Ки улыбнулся. Спящий, Онри был особенно очарователен. Точнее, он всегда был очарователен, но теперь, когда Ки не нужно было скрывать свои чувства, смотреть на него было вдвойне приятно.
Ки осторожно прилег напротив, подложив руку под голову, и принялся разглядывать короткие ресницы, неряшливые брови и странную переносицу Онри – глубокую, как у народа Снов, а не прямую, как у всех остальных. Ночь сегодня была очень светлой, и было видно каждый волосок, каждую нитку в вышивке ворота и подрагивающую жилку на шее.
Пальцы нестерпимо заныли от желания потрогать. Но Ки не мог нарушить собственное обещание. Хотя дело было даже не в обещании. Он просто знал, что если разбудит Онри прикосновением, тот уйдет. Лежать же с ним рядом, ощущая на щеке его дыхание, было так волнительно. А представлять, что он девушка - еще более волнительно.
Ки еще раз окинул взглядом черты лица Онри. Он не знал, как выглядят женщины в мире, из которого тот пришел, и наверное поэтому желанное так легко было представить.
Княжич остановился взглядом на губах Онри. Те были чуть приоткрыты. Будто околдованный, Ки потянулся к ним и почти коснулся, но в последний момент все же замер. Болезненные спазмы сковали его тело. Так близко... Так недоступно...
С трудом, но княжич все же отодвинулся. По-хорошему, стоило и вовсе уйти. Но у него было недостаточно сил, чтобы оставить Онри в покое. Ки мог лишь сдерживать свои порывы, балансируя на самом краю этого сладкого безумия, что с каждым днем становилось все сильнее.
***
Когда княжич проснулся, Онри рядом, разумеется, не было. В горле и в носу все ужасно пересохло от целой ночи без воды, а в глаза будто песка насыпали. Ки поморщился и принялся с ожесточением тереть лицо.
- Чай будешь? – раздался неожиданный вопрос.
Княжич вздрогнул, повернул голову и не поверил своим глазам: Онри все еще был в его покоях!
- С медом и лимоном, - уточнил тот, поднося к губам дымящуюся чашку.
Он сидел в кресле с видом закоренелого гедониста, закинув ногу на ногу. Утреннее солнце искрилось в бледно-золотистых бровях и подсвечивало едва заметный пушок на скуле. На щеках горел румянец: еще не такой яркий, как раньше, но он по крайней мере снова был.
- Джебб расстарался, - пояснил Онри, кивнув на стол. - Он тут у тебя уже полевую кухню успел организовать.
- Тебе сегодня лучше? – спросил Ки, глядя, как друг с удовольствием потягивает чай, щурясь от яркого утреннего света.
- Немного, - признал тот, насыпая в другую чашку чайные листья и заливая их горячей водой. – Мед положить?
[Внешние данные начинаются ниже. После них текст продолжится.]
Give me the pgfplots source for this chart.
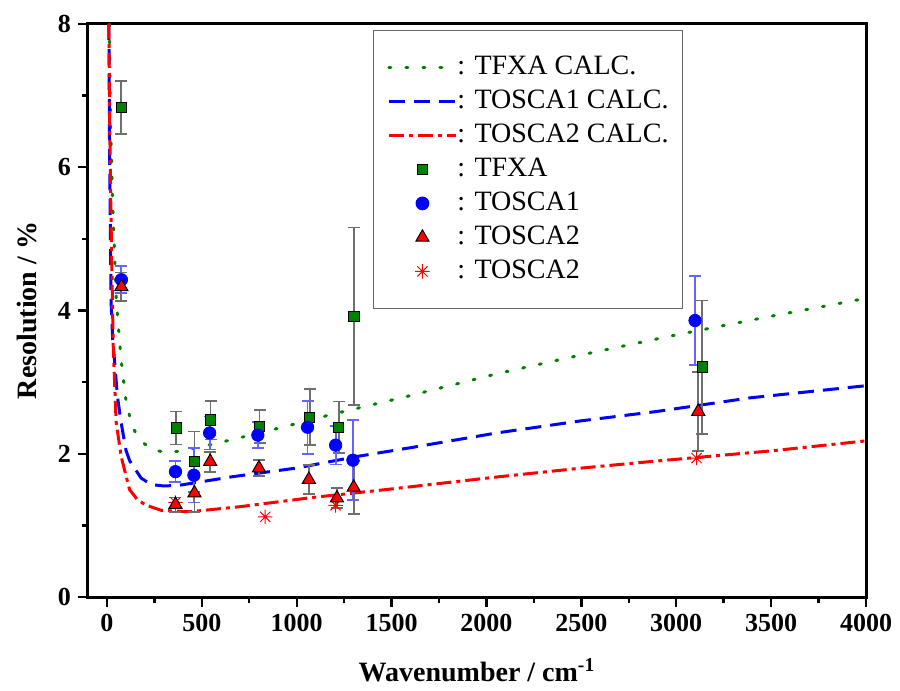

- Нет, только лимон, - сказал Ки. Принял дышащую паром чашку, вдохнул крепкий запах, сделал осторожный глоток. Горячая жидкость прокатилась по горлу. Внутри у него так все пересохло, что первый глоток даже не дошел до желудка. Но к середине чашки княжич уже готов был признать, что утро доброе. О чем он и сообщил Онри.
- Ага, - улыбнулся тот. – Гляжу, ты перешел на наши выражения? А мне вот, напротив, теперь хочется говорить по-вашему: светлое утро. Кстати, может, шторы повесишь? Глазам больно.
Он утер слезы, которые непроизвольно бежали из его глаз. Ки тут же поднял руку и сделал выманивающий жест. Снизу вверх по стене башни послушно понеслось журчание. Вода взобралась на подоконник и заволокла пустые арки окон. Она была мутная, из пруда. Сразу стало немного темнее.
- Спасибо, - сказал Онри. – Как твой ужин с родней? Удалось отговорить отца от свадьбы?
- Нет, - Ки покачал головой, снова прикладываясь к чашке.
- Ну и ладно, - пожал плечами друг. – Не бери в голову. Так ведь лучше.
Они встретились взглядами, но сразу, не сговариваясь, поспешили найти другие объекты для разглядывания. Хотя княжичу безумно нравился этот образ вызолоченного утренним солнцем Онри, вальяжно развалившегося в кресле. Водная гладь почти не пригасила солнечного света, зато раздробила его на волнующиеся блики, которые сейчас плясали по лицу Онри, как пляшут отблески волн на песчаном дне в ясный день.